X = torch.ones(2, 3, device=try_gpu())
X

tensor([[1., 1., 1.],
        [1., 1., 1.]], device='cuda:0')

Y = torch.rand(2, 3, device=try_gpu(1))
Y

tensor([[0.6336, 0.8532, 0.7507],
        [0.5507, 0.8592, 0.8941]], device='cuda:1')

Cross-device math: copy, then operate

Tensors on different devices can’t be combined directly. The fix: explicit copy with .cuda(i) or .to(device):

Z = X.cuda(1)
print(X)
print(Z)

tensor([[1., 1., 1.],
        [1., 1., 1.]], device='cuda:0')
tensor([[1., 1., 1.],
        [1., 1., 1.]], device='cuda:1')

Y + Z

tensor([[1.6336, 1.8532, 1.7507],
        [1.5507, 1.8592, 1.8941]], device='cuda:1')

.cuda(i) on a tensor already on GPU i is a no-op — the framework checks first:

Z.cuda(1) is Z

True

Why this matters: a .to(device) in your training inner loop adds a cudaMemcpy round trip that can dwarf the actual computation. Copy at the boundary; keep everything inside the loop on one device.

Models on the GPU

The model is a tree of Parameter tensors.
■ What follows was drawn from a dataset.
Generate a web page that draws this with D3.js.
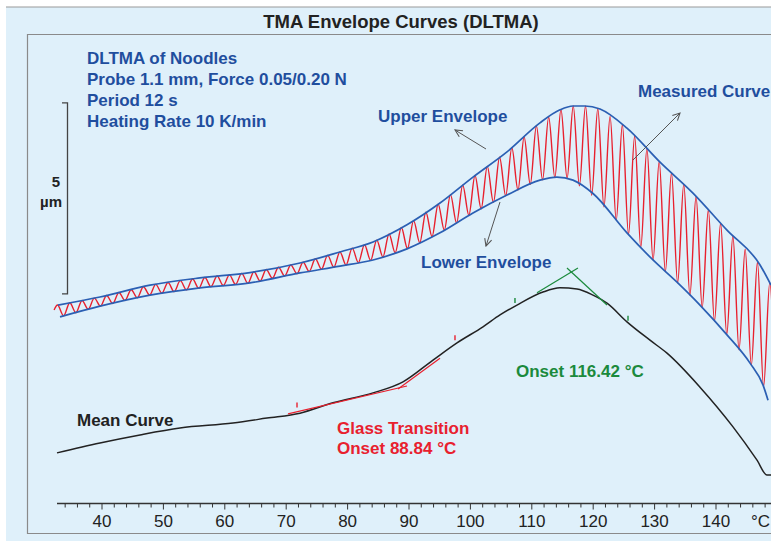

Move them all in one shot with .to(device):

net = nn.Sequential(nn.LazyLinear(1))
net = net.to(device=try_gpu())

net(X)

tensor([[-0.0015],
        [-0.0015]], device='cuda:0', grad_fn=<AddmmBackward0>)

After this, every input batch must also be on device before the forward pass:

net[0].weight.data.device

device(type='cuda', index=0)

Where to put the device move

The training-loop sweet spot:

device = try_gpu(0)
model = MyModel().to(device)         # once, before training
opt = SGD(model.parameters(), …)     # picks up device

for batch in loader:
    X, y = batch[0].to(device), batch[1].to(device)
    # ... forward, loss, backward, step ...
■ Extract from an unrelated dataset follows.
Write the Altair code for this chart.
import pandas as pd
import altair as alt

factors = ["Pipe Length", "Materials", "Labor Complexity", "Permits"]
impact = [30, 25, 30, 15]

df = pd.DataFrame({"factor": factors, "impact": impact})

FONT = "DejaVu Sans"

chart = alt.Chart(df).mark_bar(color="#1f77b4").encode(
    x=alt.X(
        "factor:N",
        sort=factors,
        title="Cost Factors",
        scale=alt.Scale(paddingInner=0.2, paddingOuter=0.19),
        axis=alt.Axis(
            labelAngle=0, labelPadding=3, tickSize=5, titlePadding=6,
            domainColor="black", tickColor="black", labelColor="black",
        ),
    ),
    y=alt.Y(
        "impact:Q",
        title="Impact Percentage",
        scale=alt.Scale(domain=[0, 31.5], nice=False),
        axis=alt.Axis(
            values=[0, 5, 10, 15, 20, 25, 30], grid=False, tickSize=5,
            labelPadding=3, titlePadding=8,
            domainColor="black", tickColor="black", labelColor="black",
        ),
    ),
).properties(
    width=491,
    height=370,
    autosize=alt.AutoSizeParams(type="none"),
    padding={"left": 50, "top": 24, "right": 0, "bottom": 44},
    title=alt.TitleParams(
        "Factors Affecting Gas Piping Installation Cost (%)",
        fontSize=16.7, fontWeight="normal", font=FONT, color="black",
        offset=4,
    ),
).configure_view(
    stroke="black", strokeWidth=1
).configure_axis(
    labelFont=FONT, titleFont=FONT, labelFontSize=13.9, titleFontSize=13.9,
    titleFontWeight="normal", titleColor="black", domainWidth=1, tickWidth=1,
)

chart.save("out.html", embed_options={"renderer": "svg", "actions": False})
The Trainer baseline does exactly this — patch prepare_batch to call .to(device) and prepare_model to move parameters once:

@d2l.add_to_class(d2l.Trainer)
def __init__(self, max_epochs, num_gpus=0, gradient_clip_val=0):
    self.save_hyperparameters()
    self.gpus = [d2l.gpu(i) for i in range(min(num_gpus, d2l.num_gpus()))]
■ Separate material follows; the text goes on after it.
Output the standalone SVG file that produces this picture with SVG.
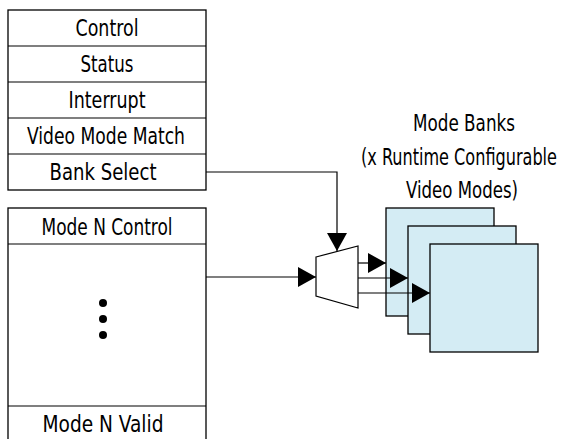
<svg xmlns="http://www.w3.org/2000/svg" width="567" height="439" viewBox="0 0 567 439">
<style>
.box{fill:#fff;stroke:#000;stroke-width:1.3}
.bank{fill:#d4ecf4;stroke:#000;stroke-width:1.3}
.t{font-family:"Liberation Sans Narrow","DejaVu Sans Condensed","Liberation Sans",Arial,sans-serif;font-size:23px;fill:#000;text-anchor:middle}
.ln{fill:none;stroke:#000;stroke-width:1.2}
</style>
<defs>
<marker id="ah" viewBox="0 0 18 20" refX="18" refY="10" markerWidth="18" markerHeight="20" markerUnits="userSpaceOnUse" orient="auto">
<path d="M0,0 L18,10 L0,20 Z" fill="#000"/>
</marker>
</defs>
<g id="registers">
<rect class="box" x="8" y="10" width="198" height="180"/>
<line class="ln" x1="8" y1="46" x2="206" y2="46"/>
<line class="ln" x1="8" y1="82" x2="206" y2="82"/>
<line class="ln" x1="8" y1="118" x2="206" y2="118"/>
<line class="ln" x1="8" y1="154" x2="206" y2="154"/>
<text class="t" x="107" y="36" textLength="63" lengthAdjust="spacingAndGlyphs">Control</text>
<text class="t" x="107" y="72" textLength="53" lengthAdjust="spacingAndGlyphs">Status</text>
<text class="t" x="107" y="108" textLength="77" lengthAdjust="spacingAndGlyphs">Interrupt</text>
<text class="t" x="106" y="144" textLength="158" lengthAdjust="spacingAndGlyphs">Video Mode Match</text>
<text class="t" x="103" y="180" textLength="107" lengthAdjust="spacingAndGlyphs">Bank Select</text>
</g>
<g id="mode-registers">
<rect class="box" x="8" y="208" width="198" height="245"/>
<line class="ln" x1="8" y1="244" x2="206" y2="244"/>
<line class="ln" x1="8" y1="406" x2="206" y2="406"/>
<text class="t" x="107" y="235" textLength="131" lengthAdjust="spacingAndGlyphs">Mode N Control</text>
<circle cx="103" cy="303" r="4"/>
<circle cx="103" cy="319" r="4"/>
<circle cx="103" cy="335" r="4"/>
<text class="t" x="103" y="432" textLength="121" lengthAdjust="spacingAndGlyphs">Mode N Valid</text>
</g>
<g id="mux">
<path d="M316,257 L358,246 L358,308 L316,296 Z" fill="#fff" stroke="#000" stroke-width="1.2"/>
</g>
<g id="mode-banks">
<text class="t" x="464" y="131" textLength="102" lengthAdjust="spacingAndGlyphs">Mode Banks</text>
<text class="t" x="459" y="165" textLength="196" lengthAdjust="spacingAndGlyphs">(x Runtime Configurable</text>
<text class="t" x="462" y="198" textLength="112" lengthAdjust="spacingAndGlyphs">Video Modes)</text>
<rect class="bank" x="386" y="208" width="108" height="108"/>
<rect class="bank" x="408" y="226" width="108" height="108"/>
<rect class="bank" x="430" y="244" width="108" height="108"/>
</g>
<g id="connectors">
<path class="ln" d="M206,172 L337,172 L337,251" marker-end="url(#ah)"/>
<path class="ln" d="M206,277 L316,277" stroke="#555" marker-end="url(#ah)"/>
<path class="ln" d="M358,263 L386,263" marker-end="url(#ah)"/>
<path class="ln" d="M358,278 L408,278" stroke="#555" marker-end="url(#ah)"/>
<path class="ln" d="M358,293 L430,293" marker-end="url(#ah)"/>
</g>
</svg>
@d2l.add_to_class(d2l.Trainer)
def prepare_batch(self, batch):
    if self.gpus:
        batch = [d2l.to(a, self.gpus[0]) for a in batch]
    return batch

@d2l.add_to_class(d2l.Trainer)
def prepare_model(self, model):
    model.trainer = self
    model.board.xlim = [0, self.max_epochs]
    if self.gpus:
        model.to(self.gpus[0])
    self.model = model

Common mistakes

Forgetting one tensor. Every tensor in the forward pass has to be on the same device. Custom buffers are the usual culprit — use register_buffer so they move with .to(device).
Creating tensors with torch.zeros((10,)) mid-forward defaults to CPU. Use torch.zeros((10,), device=x.device) to follow the input.
Optimizer set up before move. Construct the optimizer after .to(device) — otherwise its state lives on the wrong side.
.numpy() mid-loop forces a sync to CPU. The asynchronous CUDA stream stalls. Defer all conversions to the end of the epoch.

Recap

Tensors and parameters carry a device; cross-device operations require an explicit copy.
Move the model to the GPU once, before training; the optimizer follows its parameters.
try_gpu(i) keeps code portable across hardware.
Cross-device copies are expensive — keep the inner loop device-clean.
Use register_buffer so non-trainable state moves alongside parameters.